§ Dataset excerpts
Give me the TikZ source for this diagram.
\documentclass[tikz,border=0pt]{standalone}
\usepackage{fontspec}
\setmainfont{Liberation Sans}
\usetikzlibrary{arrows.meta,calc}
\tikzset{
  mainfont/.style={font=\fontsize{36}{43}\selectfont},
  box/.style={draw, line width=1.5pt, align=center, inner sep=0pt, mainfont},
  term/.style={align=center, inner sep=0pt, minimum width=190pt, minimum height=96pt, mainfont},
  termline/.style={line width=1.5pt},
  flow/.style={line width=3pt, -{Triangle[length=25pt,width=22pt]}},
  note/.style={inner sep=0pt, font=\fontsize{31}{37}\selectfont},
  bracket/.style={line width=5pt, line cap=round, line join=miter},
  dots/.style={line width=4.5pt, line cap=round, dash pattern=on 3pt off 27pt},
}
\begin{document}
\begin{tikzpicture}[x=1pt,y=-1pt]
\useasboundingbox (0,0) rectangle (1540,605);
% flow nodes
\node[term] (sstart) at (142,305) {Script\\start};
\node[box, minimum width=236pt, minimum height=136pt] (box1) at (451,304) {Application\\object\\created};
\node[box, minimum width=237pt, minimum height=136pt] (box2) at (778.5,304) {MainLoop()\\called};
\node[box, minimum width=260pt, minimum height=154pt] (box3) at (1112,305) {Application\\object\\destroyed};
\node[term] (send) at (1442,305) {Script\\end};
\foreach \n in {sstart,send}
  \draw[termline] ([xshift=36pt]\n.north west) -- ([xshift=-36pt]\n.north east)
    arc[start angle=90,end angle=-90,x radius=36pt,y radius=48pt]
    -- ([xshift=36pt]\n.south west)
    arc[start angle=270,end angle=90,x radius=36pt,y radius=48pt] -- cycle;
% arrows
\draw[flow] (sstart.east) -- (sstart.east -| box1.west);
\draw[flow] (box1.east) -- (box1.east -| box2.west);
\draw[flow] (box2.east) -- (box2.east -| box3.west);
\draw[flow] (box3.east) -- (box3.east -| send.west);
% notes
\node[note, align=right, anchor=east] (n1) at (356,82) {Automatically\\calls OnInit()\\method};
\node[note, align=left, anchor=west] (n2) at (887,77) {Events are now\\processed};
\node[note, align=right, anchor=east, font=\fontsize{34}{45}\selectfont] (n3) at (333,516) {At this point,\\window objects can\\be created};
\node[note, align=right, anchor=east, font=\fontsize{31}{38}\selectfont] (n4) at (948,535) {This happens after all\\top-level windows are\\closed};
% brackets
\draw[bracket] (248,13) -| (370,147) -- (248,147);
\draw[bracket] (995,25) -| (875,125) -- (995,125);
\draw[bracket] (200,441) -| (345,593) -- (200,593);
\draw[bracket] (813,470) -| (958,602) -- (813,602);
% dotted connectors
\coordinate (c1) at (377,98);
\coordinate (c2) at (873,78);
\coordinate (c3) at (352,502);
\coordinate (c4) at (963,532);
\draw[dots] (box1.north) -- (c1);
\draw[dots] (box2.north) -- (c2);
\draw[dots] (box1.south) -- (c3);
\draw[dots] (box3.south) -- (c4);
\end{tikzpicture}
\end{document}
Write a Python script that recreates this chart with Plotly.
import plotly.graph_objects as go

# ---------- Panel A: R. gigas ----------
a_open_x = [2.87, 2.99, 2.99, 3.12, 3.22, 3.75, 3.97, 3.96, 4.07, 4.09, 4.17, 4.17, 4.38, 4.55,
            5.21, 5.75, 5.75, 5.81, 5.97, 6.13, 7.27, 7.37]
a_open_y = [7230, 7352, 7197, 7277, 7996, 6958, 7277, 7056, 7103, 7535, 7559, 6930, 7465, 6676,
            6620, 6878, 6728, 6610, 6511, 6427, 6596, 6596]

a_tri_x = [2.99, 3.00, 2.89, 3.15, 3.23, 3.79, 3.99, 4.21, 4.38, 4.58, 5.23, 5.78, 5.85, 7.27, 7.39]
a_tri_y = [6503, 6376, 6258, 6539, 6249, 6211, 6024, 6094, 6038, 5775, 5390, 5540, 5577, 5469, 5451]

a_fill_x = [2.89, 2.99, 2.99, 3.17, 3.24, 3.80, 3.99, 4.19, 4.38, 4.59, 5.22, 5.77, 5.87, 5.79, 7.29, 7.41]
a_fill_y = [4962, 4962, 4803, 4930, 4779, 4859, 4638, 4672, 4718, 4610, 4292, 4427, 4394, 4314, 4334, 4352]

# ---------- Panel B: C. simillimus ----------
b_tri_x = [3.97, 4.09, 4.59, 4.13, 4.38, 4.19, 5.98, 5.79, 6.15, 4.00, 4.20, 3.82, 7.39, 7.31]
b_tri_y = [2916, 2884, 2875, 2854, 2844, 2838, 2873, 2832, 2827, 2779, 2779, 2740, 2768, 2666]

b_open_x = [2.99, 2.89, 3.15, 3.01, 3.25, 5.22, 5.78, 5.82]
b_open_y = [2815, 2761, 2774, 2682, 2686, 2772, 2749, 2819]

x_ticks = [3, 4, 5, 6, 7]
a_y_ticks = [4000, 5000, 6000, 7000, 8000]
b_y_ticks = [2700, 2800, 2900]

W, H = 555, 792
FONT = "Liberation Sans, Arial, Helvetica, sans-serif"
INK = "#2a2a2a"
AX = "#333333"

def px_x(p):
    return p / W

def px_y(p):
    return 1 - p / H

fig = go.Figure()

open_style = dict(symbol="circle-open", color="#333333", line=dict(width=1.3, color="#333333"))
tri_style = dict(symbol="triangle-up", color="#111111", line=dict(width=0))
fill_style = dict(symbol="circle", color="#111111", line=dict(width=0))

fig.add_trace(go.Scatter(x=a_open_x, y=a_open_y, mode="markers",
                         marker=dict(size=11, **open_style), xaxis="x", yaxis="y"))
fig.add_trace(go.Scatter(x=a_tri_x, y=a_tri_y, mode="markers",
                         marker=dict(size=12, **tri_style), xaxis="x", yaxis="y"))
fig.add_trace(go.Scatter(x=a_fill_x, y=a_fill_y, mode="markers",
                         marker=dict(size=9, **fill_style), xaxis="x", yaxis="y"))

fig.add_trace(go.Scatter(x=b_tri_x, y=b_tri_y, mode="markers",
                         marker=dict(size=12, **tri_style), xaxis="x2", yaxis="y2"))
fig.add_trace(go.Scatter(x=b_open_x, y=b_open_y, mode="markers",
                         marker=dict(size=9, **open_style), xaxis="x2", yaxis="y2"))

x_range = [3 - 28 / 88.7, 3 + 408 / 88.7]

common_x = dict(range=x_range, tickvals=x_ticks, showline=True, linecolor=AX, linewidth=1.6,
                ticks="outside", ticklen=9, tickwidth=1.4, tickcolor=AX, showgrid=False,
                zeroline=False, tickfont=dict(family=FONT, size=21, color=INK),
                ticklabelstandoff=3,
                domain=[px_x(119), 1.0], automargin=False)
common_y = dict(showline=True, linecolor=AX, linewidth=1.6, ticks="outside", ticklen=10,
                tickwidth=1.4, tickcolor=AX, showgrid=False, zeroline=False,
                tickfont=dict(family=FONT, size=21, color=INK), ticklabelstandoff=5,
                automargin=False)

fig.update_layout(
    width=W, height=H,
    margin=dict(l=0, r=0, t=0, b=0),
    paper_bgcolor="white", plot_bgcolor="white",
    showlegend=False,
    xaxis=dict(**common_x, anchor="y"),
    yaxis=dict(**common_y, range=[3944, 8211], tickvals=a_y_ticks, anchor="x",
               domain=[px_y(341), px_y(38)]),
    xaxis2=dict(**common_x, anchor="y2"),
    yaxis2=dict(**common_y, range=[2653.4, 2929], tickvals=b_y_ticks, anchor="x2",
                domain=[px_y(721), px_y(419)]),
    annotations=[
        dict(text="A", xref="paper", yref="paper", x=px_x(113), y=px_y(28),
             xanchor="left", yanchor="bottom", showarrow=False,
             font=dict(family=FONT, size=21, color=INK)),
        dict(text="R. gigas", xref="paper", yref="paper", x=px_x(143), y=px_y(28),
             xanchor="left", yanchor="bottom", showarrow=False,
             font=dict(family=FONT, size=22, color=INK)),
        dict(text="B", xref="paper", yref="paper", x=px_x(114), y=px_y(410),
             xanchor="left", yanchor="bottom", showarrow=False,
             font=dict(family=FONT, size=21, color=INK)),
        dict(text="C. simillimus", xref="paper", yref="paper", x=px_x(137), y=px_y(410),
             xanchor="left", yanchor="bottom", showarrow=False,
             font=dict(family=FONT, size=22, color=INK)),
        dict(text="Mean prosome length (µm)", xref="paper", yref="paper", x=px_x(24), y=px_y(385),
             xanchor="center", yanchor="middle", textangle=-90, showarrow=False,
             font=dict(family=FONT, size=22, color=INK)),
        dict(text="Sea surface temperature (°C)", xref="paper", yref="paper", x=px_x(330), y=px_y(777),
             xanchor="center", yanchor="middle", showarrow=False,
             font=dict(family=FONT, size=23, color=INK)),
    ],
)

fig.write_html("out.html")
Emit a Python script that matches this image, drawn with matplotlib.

§ Given exercise
Both the line with "Write a Python" and the line with "5577, 5469, 5451]" belong in the answer; write them out exactly, with every line between.

§ The completed task
Write a Python script that recreates this chart with Plotly.
import plotly.graph_objects as go

# ---------- Panel A: R. gigas ----------
a_open_x = [2.87, 2.99, 2.99, 3.12, 3.22, 3.75, 3.97, 3.96, 4.07, 4.09, 4.17, 4.17, 4.38, 4.55,
            5.21, 5.75, 5.75, 5.81, 5.97, 6.13, 7.27, 7.37]
a_open_y = [7230, 7352, 7197, 7277, 7996, 6958, 7277, 7056, 7103, 7535, 7559, 6930, 7465, 6676,
            6620, 6878, 6728, 6610, 6511, 6427, 6596, 6596]

a_tri_x = [2.99, 3.00, 2.89, 3.15, 3.23, 3.79, 3.99, 4.21, 4.38, 4.58, 5.23, 5.78, 5.85, 7.27, 7.39]
a_tri_y = [6503, 6376, 6258, 6539, 6249, 6211, 6024, 6094, 6038, 5775, 5390, 5540, 5577, 5469, 5451]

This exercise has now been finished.